* REQUEST:
Return precisely the span of lines from the top of the material below to the line containing "(0,0) rectangle (1107,1293);", both included. Pictures are excluded.

::::::

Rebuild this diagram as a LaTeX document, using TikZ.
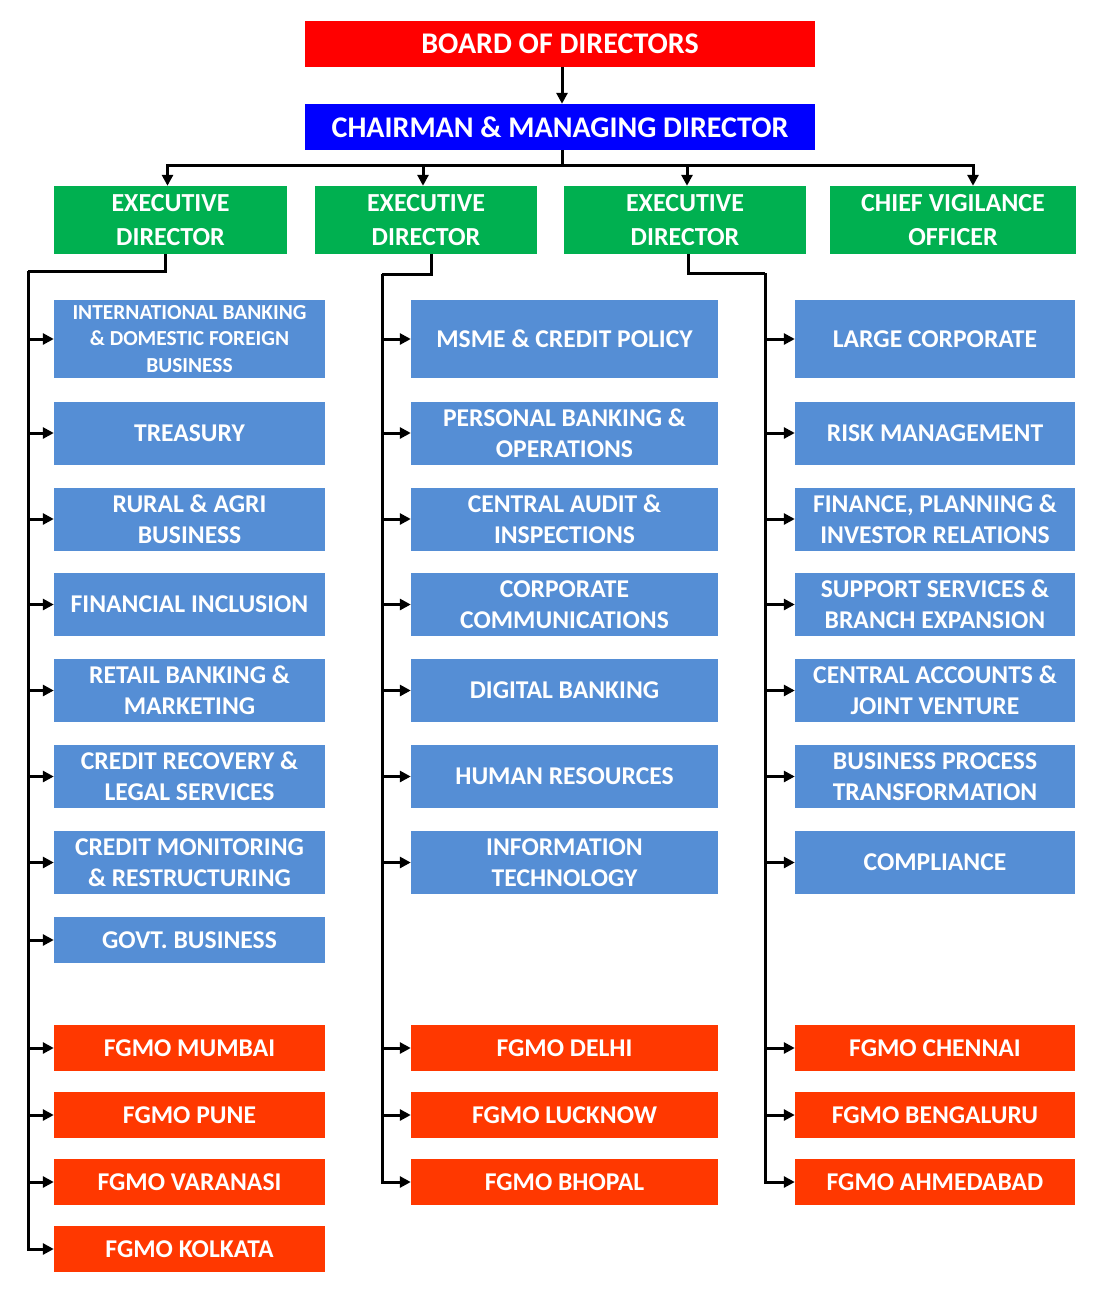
\documentclass[tikz,border=0pt]{standalone}
\usepackage{fontspec}
\setmainfont{Carlito}
\usetikzlibrary{arrows.meta, positioning}

\definecolor{boardred}{RGB}{255,0,0}
\definecolor{cmdblue}{RGB}{0,0,255}
\definecolor{edgreen}{RGB}{0,176,80}
\definecolor{deptblue}{RGB}{85,142,213}
\definecolor{fgmored}{RGB}{255,56,0}

\begin{document}
\begin{tikzpicture}[x=1pt, y=-1pt,
    box/.style={inner sep=0pt, align=center, text=white, font=\bfseries\fontsize{25.6}{31}\selectfont},
    topbox/.style={box, minimum width=510pt, minimum height=46pt, font=\bfseries\fontsize{30}{34}\selectfont},
    edbox/.style={box, fill=edgreen, minimum height=68pt, font=\bfseries\fontsize{26}{34}\selectfont},
    deptbox/.style={box, fill=deptblue, minimum height=63pt},
    fgmobox/.style={box, fill=fgmored, minimum height=46pt},
    colA/.style={minimum width=271pt},
    colB/.style={minimum width=307pt},
    colC/.style={minimum width=280pt},
    link/.style={line width=3pt},
    arr/.style={link, -{Triangle[length=11pt,width=11pt]}}
]
    \useasboundingbox (0,0) rectangle (1107,1293);

    % Top of the chart
    \node[topbox, fill=boardred] (board) at (560,44) {BOARD OF DIRECTORS};
    \node[topbox, fill=cmdblue] (cmd) at (560,127) {CHAIRMAN \& MANAGING DIRECTOR};

    % Second level
    \node[edbox, minimum width=233pt] (ed1) at (170.5,220) {EXECUTIVE\\DIRECTOR};
    \node[edbox, minimum width=222pt] (ed2) at (426,220) {EXECUTIVE\\DIRECTOR};
    \node[edbox, minimum width=242pt] (ed3) at (685,220) {EXECUTIVE\\DIRECTOR};
    \node[edbox, minimum width=246pt] (cvo) at (953,220) {CHIEF VIGILANCE\\OFFICER};

    % First executive director
    \node[deptbox, colA, minimum height=78pt, font=\bfseries\fontsize{21.4}{26.5}\selectfont] (intl) at (189.5,339) {INTERNATIONAL BANKING\\\& DOMESTIC FOREIGN\\BUSINESS};
    \node[deptbox, colA] (treasury) at (189.5,433) {TREASURY};
    \node[deptbox, colA] (rural) at (189.5,519) {RURAL \& AGRI\\BUSINESS};
    \node[deptbox, colA] (fininc) at (189.5,604.5) {FINANCIAL INCLUSION};
    \node[deptbox, colA] (retail) at (189.5,690.5) {RETAIL BANKING \&\\MARKETING};
    \node[deptbox, colA] (recovery) at (189.5,776.5) {CREDIT RECOVERY \&\\LEGAL SERVICES};
    \node[deptbox, colA] (monitor) at (189.5,862.5) {CREDIT MONITORING\\\& RESTRUCTURING};
    \node[deptbox, colA, minimum height=46pt] (govt) at (189.5,940) {GOVT. BUSINESS};
    \node[fgmobox, colA] (mumbai) at (189.5,1048) {FGMO MUMBAI};
    \node[fgmobox, colA] (pune) at (189.5,1115) {FGMO PUNE};
    \node[fgmobox, colA] (varanasi) at (189.5,1182) {FGMO VARANASI};
    \node[fgmobox, colA] (kolkata) at (189.5,1249) {FGMO KOLKATA};

    % Second executive director
    \node[deptbox, colB, minimum height=78pt] (msme) at (564.5,339) {MSME \& CREDIT POLICY};
    \node[deptbox, colB] (personal) at (564.5,433) {PERSONAL BANKING \&\\OPERATIONS};
    \node[deptbox, colB] (audit) at (564.5,519) {CENTRAL AUDIT \&\\INSPECTIONS};
    \node[deptbox, colB] (corpcomm) at (564.5,604.5) {CORPORATE\\COMMUNICATIONS};
    \node[deptbox, colB] (digital) at (564.5,690.5) {DIGITAL BANKING};
    \node[deptbox, colB] (hr) at (564.5,776.5) {HUMAN RESOURCES};
    \node[deptbox, colB] (it) at (564.5,862.5) {INFORMATION\\TECHNOLOGY};
    \node[fgmobox, colB] (delhi) at (564.5,1048) {FGMO DELHI};
    \node[fgmobox, colB] (lucknow) at (564.5,1115) {FGMO LUCKNOW};
    \node[fgmobox, colB] (bhopal) at (564.5,1182) {FGMO BHOPAL};

    % Third executive director
    \node[deptbox, colC, minimum height=78pt] (largecorp) at (935,339) {LARGE CORPORATE};
    \node[deptbox, colC] (risk) at (935,433) {RISK MANAGEMENT};
    \node[deptbox, colC] (finance) at (935,519) {FINANCE, PLANNING \&\\INVESTOR RELATIONS};
    \node[deptbox, colC] (support) at (935,604.5) {SUPPORT SERVICES \&\\BRANCH EXPANSION};
    \node[deptbox, colC] (accounts) at (935,690.5) {CENTRAL ACCOUNTS \&\\JOINT VENTURE};
    \node[deptbox, colC] (bpt) at (935,776.5) {BUSINESS PROCESS\\TRANSFORMATION};
    \node[deptbox, colC] (compliance) at (935,862.5) {COMPLIANCE};
    \node[fgmobox, colC] (chennai) at (935,1048) {FGMO CHENNAI};
    \node[fgmobox, colC] (bengaluru) at (935,1115) {FGMO BENGALURU};
    \node[fgmobox, colC] (ahmedabad) at (935,1182) {FGMO AHMEDABAD};

    % Connectors from the top
    \coordinate (bus) at (562,165);
    \draw[arr] (board.south -| bus) -- (cmd.north -| bus);
    \draw[link] (cmd.south -| bus) -- (bus);
    \draw[arr] (bus) -| ([xshift=-3pt]ed1.north);
    \draw[arr] (bus) -| ([xshift=-3pt]ed2.north);
    \draw[arr] (bus) -| ([xshift=2pt]ed3.north);
    \draw[arr] (bus) -| ([xshift=20pt]cvo.north);

    % Trunks down the columns
    \coordinate (trA) at (28,271);
    \coordinate (trB) at (382,274);
    \coordinate (trC) at (765,273);
    \draw[link] ([xshift=-5pt]ed1.south) |- (trA);
    \draw[link] ([xshift=5pt]ed2.south) |- (trB);
    \draw[link] ([xshift=3pt]ed3.south) |- (trC);
    \draw[arr] (trA) |- (kolkata.west);
    \draw[arr] (trB) |- (bhopal.west);
    \draw[arr] (trC) |- (ahmedabad.west);
    \foreach \d in {intl, treasury, rural, fininc, retail, recovery, monitor, govt, mumbai, pune, varanasi}
        \draw[arr] (trA |- \d.west) -- (\d.west);
    \foreach \d in {msme, personal, audit, corpcomm, digital, hr, it, delhi, lucknow}
        \draw[arr] (trB |- \d.west) -- (\d.west);
    \foreach \d in {largecorp, risk, finance, support, accounts, bpt, compliance, chennai, bengaluru}
        \draw[arr] (trC |- \d.west) -- (\d.west);
\end{tikzpicture}
\end{document}
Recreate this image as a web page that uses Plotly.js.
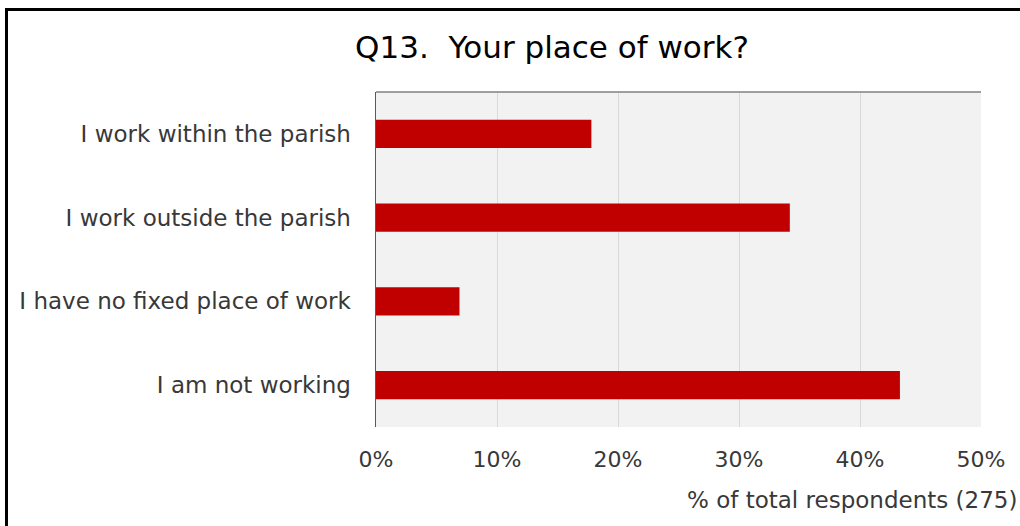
<!DOCTYPE html>
<html>
<head>
<meta charset="utf-8">
<script src="https://cdn.plot.ly/plotly-3.0.1.min.js"></script>
<style>
  html, body { margin: 0; padding: 0; background: #fff; }
  #wrap { position: relative; width: 1020px; height: 526px; overflow: hidden; }
  #frame { position: absolute; left: 5px; top: 8px; width: 1100px; height: 600px; border: 3px solid #000; box-sizing: border-box; pointer-events: none; }
  #chart { position: absolute; left: 0; top: 0; width: 1020px; height: 526px; }
</style>
</head>
<body>
<div id="wrap">
  <div id="chart"></div>
  <div id="frame"></div>
</div>
<script>
const categories = [
  "I work within the parish",
  "I work outside the parish",
  "I have no fixed place of work",
  "I am not working"
];
const values = [17.8, 34.2, 6.9, 43.3];
const tickVals = [0, 10, 20, 30, 40, 50];
const tickText = ["0%", "10%", "20%", "30%", "40%", "50%"];
const chartTitle = "Q13.  Your place of work?";
const axisTitle = "% of total respondents (275)";

const FONT = "'DejaVu Sans', sans-serif";
const TXT = "#383838";

const trace = {
  type: "bar",
  orientation: "h",
  x: values,
  y: categories,
  marker: { color: "#c00000" },
  hoverinfo: "x+y"
};

const plotL = 376, plotR = 981, plotT = 92, plotB = 427;

const layout = {
  width: 1020,
  height: 526,
  paper_bgcolor: "rgba(0,0,0,0)",
  plot_bgcolor: "#f2f2f2",
  margin: { l: plotL, r: 1020 - plotR, t: plotT, b: 526 - plotB },
  bargap: 0.66,
  showlegend: false,
  font: { family: FONT, color: TXT },
  title: {
    text: chartTitle,
    font: { family: FONT, size: 31, color: "#000" },
    x: 552 / 1020,
    xanchor: "center",
    xref: "container",
    y: 1 - 47 / 526,
    yanchor: "middle",
    yref: "container"
  },
  xaxis: {
    range: [0, 50],
    tickvals: tickVals,
    ticktext: tickText,
    showgrid: true,
    gridcolor: "#d9d9d9",
    gridwidth: 1,
    zeroline: false,
    showline: false,
    ticks: "",
    ticklabelstandoff: 17,
    tickfont: { family: FONT, size: 22, color: TXT },
    fixedrange: true
  },
  yaxis: {
    autorange: "reversed",
    showline: true,
    linecolor: "#595959",
    linewidth: 1.5,
    showgrid: false,
    zeroline: false,
    ticks: "",
    ticklabelstandoff: 19,
    tickfont: { family: FONT, size: 23, color: TXT },
    fixedrange: true
  },
  shapes: [
    { type: "line", xref: "paper", yref: "paper", x0: 0, x1: 1, y0: 1, y1: 1,
      line: { color: "#808080", width: 1.5 } }
  ],
  annotations: [
    {
      text: axisTitle,
      xref: "paper", yref: "paper",
      x: (1019 - plotL) / (plotR - plotL),
      y: -(500 - plotB) / (plotB - plotT),
      xanchor: "right", yanchor: "middle",
      showarrow: false,
      font: { family: FONT, size: 23, color: TXT }
    }
  ]
};

Plotly.newPlot("chart", [trace], layout, { displayModeBar: false, staticPlot: true });
</script>
</body>
</html>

::::::

* ANSWER TO THE EXERCISE:
Rebuild this diagram as a LaTeX document, using TikZ.
\documentclass[tikz,border=0pt]{standalone}
\usepackage{fontspec}
\setmainfont{Carlito}
\usetikzlibrary{arrows.meta, positioning}

\definecolor{boardred}{RGB}{255,0,0}
\definecolor{cmdblue}{RGB}{0,0,255}
\definecolor{edgreen}{RGB}{0,176,80}
\definecolor{deptblue}{RGB}{85,142,213}
\definecolor{fgmored}{RGB}{255,56,0}

\begin{document}
\begin{tikzpicture}[x=1pt, y=-1pt,
    box/.style={inner sep=0pt, align=center, text=white, font=\bfseries\fontsize{25.6}{31}\selectfont},
    topbox/.style={box, minimum width=510pt, minimum height=46pt, font=\bfseries\fontsize{30}{34}\selectfont},
    edbox/.style={box, fill=edgreen, minimum height=68pt, font=\bfseries\fontsize{26}{34}\selectfont},
    deptbox/.style={box, fill=deptblue, minimum height=63pt},
    fgmobox/.style={box, fill=fgmored, minimum height=46pt},
    colA/.style={minimum width=271pt},
    colB/.style={minimum width=307pt},
    colC/.style={minimum width=280pt},
    link/.style={line width=3pt},
    arr/.style={link, -{Triangle[length=11pt,width=11pt]}}
]
    \useasboundingbox (0,0) rectangle (1107,1293);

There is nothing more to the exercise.